The latest reporting from Patrick Healy and Jeff Zeleny on talk of Hillary Clinton as vice presidential nominee helps me clarify my thinking on this topic. Consider two different scenarios. In one scenario, Clinton herself would strongly prefer being a candidate for the vice presidency than being a United States Senator with a clear shot at 2012 if Obama loses to McCain. In another scenario. Clinton herself isn’t necessarily sold on the idea of being #2 but could be open to persuasion.
My assumption throughout these discussions has been that we’re in scenario number two. Under those circumstances, I don’t think there’s a good case for Obama trying to persuade her. As unity proponent Ed Kilgore recognizes there are all kinds of “threshold problems” with the idea, and I think the upside to picking Clinton over a Janet Napolitano or a Kathleen Sebelius is hard to see. But if we’re in the scenario number one, it’s a different matter entirely — you don’t need Clinton on the ticket to unify the party unless Clinton wants to make it the case that you need Clinton on the ticket to unify the party but if she does want to do that, I think she probably has it in her power. If that’s her attitude, that’d be a kind of crappy attitude to have, but it wouldn’t shock me and much as Paris is worth a Mass, the White House would be worth tapping Clinton as a running mate.

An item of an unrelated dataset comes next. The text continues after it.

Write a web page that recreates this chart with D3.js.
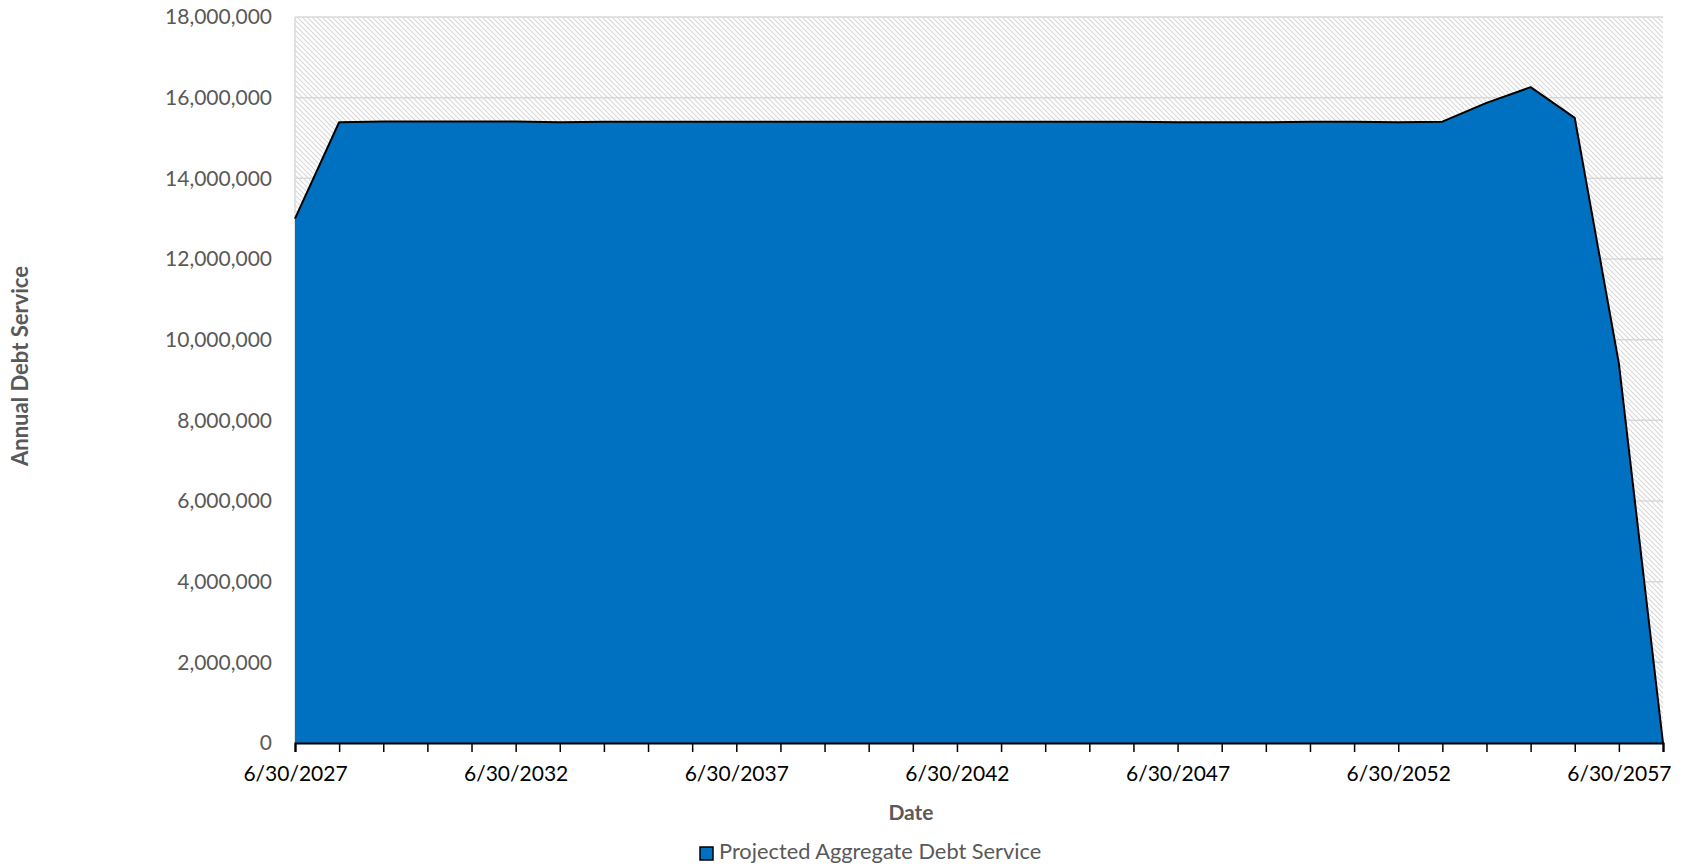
<!DOCTYPE html>
<html>
<head>
<meta charset="utf-8">
<script src="https://cdn.jsdelivr.net/npm/d3@7"></script>
<style>
  html, body { margin: 0; padding: 0; background: #fff; }
  svg { display: block; }
</style>
</head>
<body>
<svg id="chart" width="1692" height="866"></svg>
<script>
// ---- Data ----
const years = [2027,2028,2029,2030,2031,2032,2033,2034,2035,2036,2037,2038,2039,2040,2041,2042,2043,2044,2045,2046,2047,2048,2049,2050,2051,2052,2053,2054,2055,2056,2057,2058];
const debtService = [13000000,15390000,15410000,15410000,15410000,15410000,15390000,15405000,15405000,15405000,15405000,15405000,15405000,15405000,15405000,15405000,15405000,15405000,15405000,15405000,15390000,15390000,15390000,15405000,15405000,15390000,15405000,15870000,16260000,15500000,9410000,0];
const labelYears = [2027,2032,2037,2042,2047,2052,2057];
const yTicks = [0,2000000,4000000,6000000,8000000,10000000,12000000,14000000,16000000,18000000];
const seriesName = "Projected Aggregate Debt Service";
const xTitle = "Date";
const yTitle = "Annual Debt Service";

// ---- Layout ----
const svg = d3.select("#chart");
const plot = {left: 295, right: 1663, top: 17, bottom: 743};
const FONT = "Lato, 'Open Sans', sans-serif";

const x = d3.scaleLinear().domain([years[0], years[years.length-1]]).range([plot.left, plot.right]);
const y = d3.scaleLinear().domain([0, 18000000]).range([plot.bottom, plot.top]);

// Hatch pattern
const defs = svg.append("defs");
const pat = defs.append("pattern")
  .attr("id", "hatch").attr("patternUnits", "userSpaceOnUse")
  .attr("width", 5).attr("height", 5);
pat.append("rect").attr("width", 5).attr("height", 5).attr("fill", "#ffffff");
pat.append("path").attr("d", "M-1,-1 L6,6 M-1,4 L1,6 M4,-1 L6,1")
  .attr("stroke", "#d8d8d8").attr("stroke-width", 1.1);

svg.append("rect")
  .attr("x", plot.left).attr("y", plot.top)
  .attr("width", plot.right - plot.left).attr("height", plot.bottom - plot.top)
  .attr("fill", "url(#hatch)");

// Gridlines
svg.append("g").selectAll("line").data(yTicks.filter(d => d > 0)).join("line")
  .attr("x1", plot.left).attr("x2", plot.right)
  .attr("y1", d => y(d)).attr("y2", d => y(d))
  .attr("stroke", "#d9d9d9").attr("stroke-width", 1.5);

// Left plot border
svg.append("line")
  .attr("x1", plot.left).attr("x2", plot.left)
  .attr("y1", plot.top).attr("y2", plot.bottom)
  .attr("stroke", "#d9d9d9").attr("stroke-width", 1.5);

// Area
const data = years.map((yr, i) => ({yr, v: debtService[i]}));
svg.append("path").datum(data)
  .attr("fill", "#0070c0")
  .attr("d", d3.area().x(d => x(d.yr)).y0(y(0)).y1(d => y(d.v)));
svg.append("path").datum(data)
  .attr("fill", "none").attr("stroke", "#000").attr("stroke-width", 2)
  .attr("stroke-linejoin", "round")
  .attr("d", d3.line().x(d => x(d.yr)).y(d => y(d.v)));

// Y axis labels
const yAxis = d3.axisLeft(y).tickValues(yTicks).tickSize(0).tickPadding(0)
  .tickFormat(d3.format(","));
const gy = svg.append("g").attr("transform", `translate(${plot.left - 23},0)`).call(yAxis);
gy.select(".domain").remove();
gy.selectAll("text").attr("font-family", FONT).attr("font-size", 21).attr("fill", "#595959");

// X axis
const xAxis = d3.axisBottom(x).tickValues(years).tickSize(9).tickPadding(14)
  .tickFormat(d => labelYears.includes(d) ? "6/30/" + d : "");
const gx = svg.append("g").attr("transform", `translate(0,${plot.bottom})`).call(xAxis);
gx.select(".domain").attr("stroke", "#000").attr("stroke-width", 2.2);
gx.selectAll(".tick line").attr("stroke", "#000").attr("stroke-width", 1.5);
gx.selectAll("text").attr("font-family", FONT).attr("font-size", 21).attr("fill", "#000");

// Axis titles
svg.append("text").attr("x", 911).attr("y", 820).attr("text-anchor", "middle")
  .attr("font-family", FONT).attr("font-size", 21).attr("font-weight", "bold").attr("fill", "#595959")
  .text(xTitle);
svg.append("text").attr("transform", "translate(28,366) rotate(-90)").attr("text-anchor", "middle")
  .attr("font-family", FONT).attr("font-size", 22).attr("font-weight", "bold").attr("fill", "#595959")
  .text(yTitle);

// Legend
const lg = svg.append("g").attr("transform", "translate(700,847)");
lg.append("rect").attr("x", 0).attr("y", 0).attr("width", 13).attr("height", 13)
  .attr("fill", "#0070c0").attr("stroke", "#000").attr("stroke-width", 1.5);
lg.append("text").attr("x", 19).attr("y", 12)
  .attr("font-family", FONT).attr("font-size", 21.8).attr("fill", "#595959")
  .text(seriesName);
</script>
</body>
</html>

But I remain skeptical that Clinton actually does want to be Vice President. My take is that a substantial swathe of her staff wants her to be Vice President because they think a “unity ticket” is now their best realistic shot at getting jobs in the executive branch. As I’ve observed before, Bill and Hillary have great fallback jobs — as a multimillionaires, and the head of an important foundation and a U.S. Senator respectively — but that’s not at all true of lots of their campaign staffers.